At the end of March, a little later than the other visits, we visited the popular, bustling town of Jinja (where the River Nile begins its long, arduous journey to the Mediterranean) to monitor the work which goes on in the prison there, and to ensure that the prison staff and the prisoner trainers are getting on well.
Jinja, whilst being the nearest of the prisons we work in (outside of Kampala), is along one of the most notorious roads in Uganda. It is part of a major trade route between the Kenyan port of Mombassa, and Uganda’s capital, as well as being a well-travelled road for commuters, tourists, and just about everyone else. Thankfully we arrived safely and in one piece – despite a few near misses – and we shared a collective sigh of relief as we pulled up to the prison gates.
In Jinja, we only work in the men’s prison, where the need is greatest. It is one of just two maximum security prisons in Uganda, and is very, very overcrowded. This was tangible as we stepped through the security gate and approached the sign-in desk. The noise – the hubbub of activity, and general chatter – was constant and a total contrast to the numerous other prisons I have visited.

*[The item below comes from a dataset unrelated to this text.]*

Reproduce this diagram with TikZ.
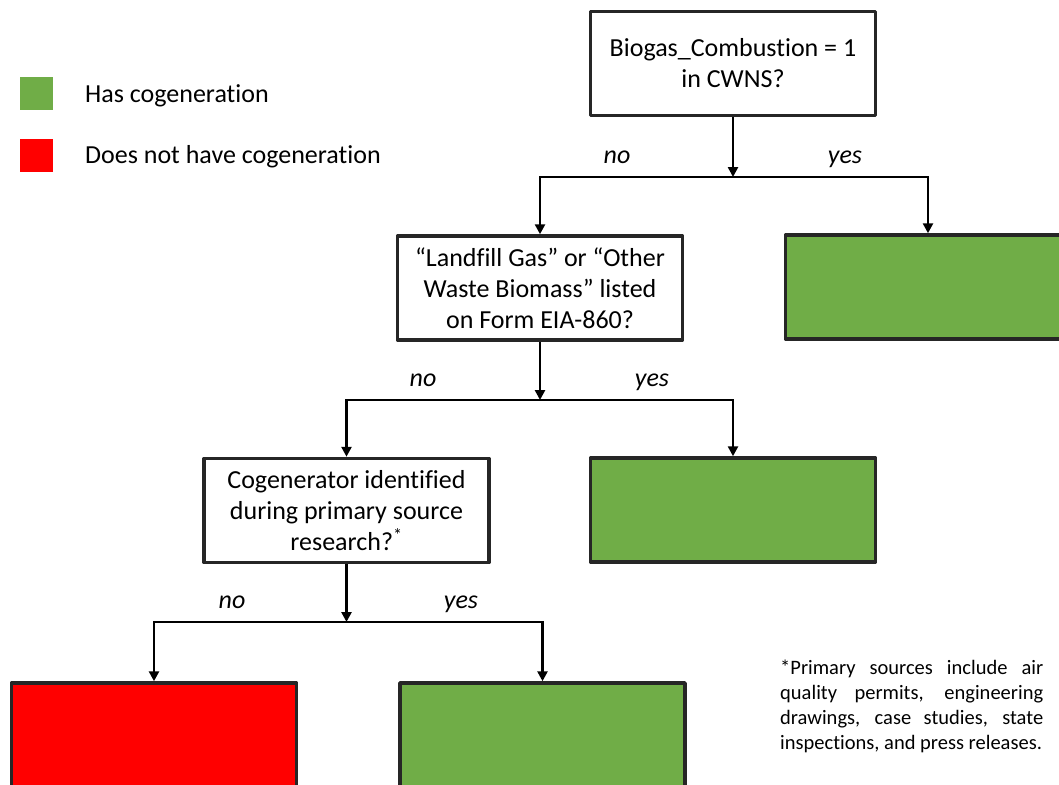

We came heavily laden; there was a certificate ceremony taking place today! When prisoners complete any of our courses, they are presented with a certificate of achievement. This is signed by both the Country Manager for Product of Prison and the Officer in Charge (OC) of that particular prison. As well as receiving a certificate, prisoners are each given a local doughnut and a soda (a coke or similar) which is a real treat as sugar is seldom found in prison! The prisoners who deliver the training are also presented with a certificate, and in addition to their doughnut and soda, they receive an extra treat – a 1kg bar of soap! Soap is “prison currency” in Uganda. As well as being used for bathing, washing clothes, etc. soap can be traded for other commodities which are available but perhaps expensive in prison, such as sugar or tea leaves.
So before we reached prison we had stopped off in town and found a small shop which conveniently deals sodas and doughnuts wholesale. We had to buy around 80 of each, so I’m sure people were wondering about the party we were planning! We, fortunately, had help carrying everything inside the prison thanks to some eager prisoners.
We had met with the Welfare Officer of the prison, a wonderfully gregarious lady called Martha. She overflowed with laughter and was delighted to welcome us to prison. She also summoned Michael to come and see us. He is the prisoner responsible for delivering the training to his fellow inmates. He was a teacher before he was convicted, and so he is a natural when it comes to our courses. He is meticulously organised and always has a warm and kindly smile. In Jinja we offer courses in career skills, reintegration skills, and basic computing. Michael oversees each of these, but also has others whom he has trained up to help deliver the courses.
Computing is a course in high demand, and prisoners are taught a wide range of skills. Many Ugandans are computer-illiterate so we cover the fundamentals before progressing to the basics of Microsoft Word, Excel, and Paint, as well as a simulation of the internet and email. Of course, prisoners aren’t allowed access to the internet, but we have software which gives a good demonstration so that prisoners can learn how to search for information and use email. Interest in this course is always very high, but sadly a lack of funding prevents us from expanding this project.
The career skills and reintegration skills courses are both popular as well, and are available in each of the prisons we work in. They cover everything from budgeting, managing personal relationships, conflict resolution, to writing a CV, preparing for interviews, and where to look for work. There is always a steady stream of willing participants in our courses, and given the population of Jinja Main Prison, the days where we present certificates are always very busy, with a lot of certificates (and doughnuts!) to get through!
After an early start and an active day in prison, we stopped into a couple of local businesses where we supply products which prisoners make, before daring to venture down the treacherous road to Kampala again. One business we found, The Deli, is a wonderful café in the town centre which has stocked POP products for some time. Thanks to some quick thinking we had previously made up a number of tealight-sized samples of our new scented candles (citronella or lavender for those wondering) which we were able to leave with the owner, who seemed very keen – and very grateful we were simply dropping off the samples and then leaving her alone! She was quite busy, and so were we, which worked out well for everyone!
It’s days like this that keeps the work interesting for me. I am not stuck on a computer in a stuffy office all day – I’m always moving around, whether it’s checking in with customers like those at The Deli, or I’m stumbling around the labyrinth of market stalls in the city centre to source materials to make our products with, or I’m visiting prisons to monitor the courses and support the prisoners as needed. Every day is different, every day is busy, and every day I feel like we are achieving things for prisoners. And that is a great feeling.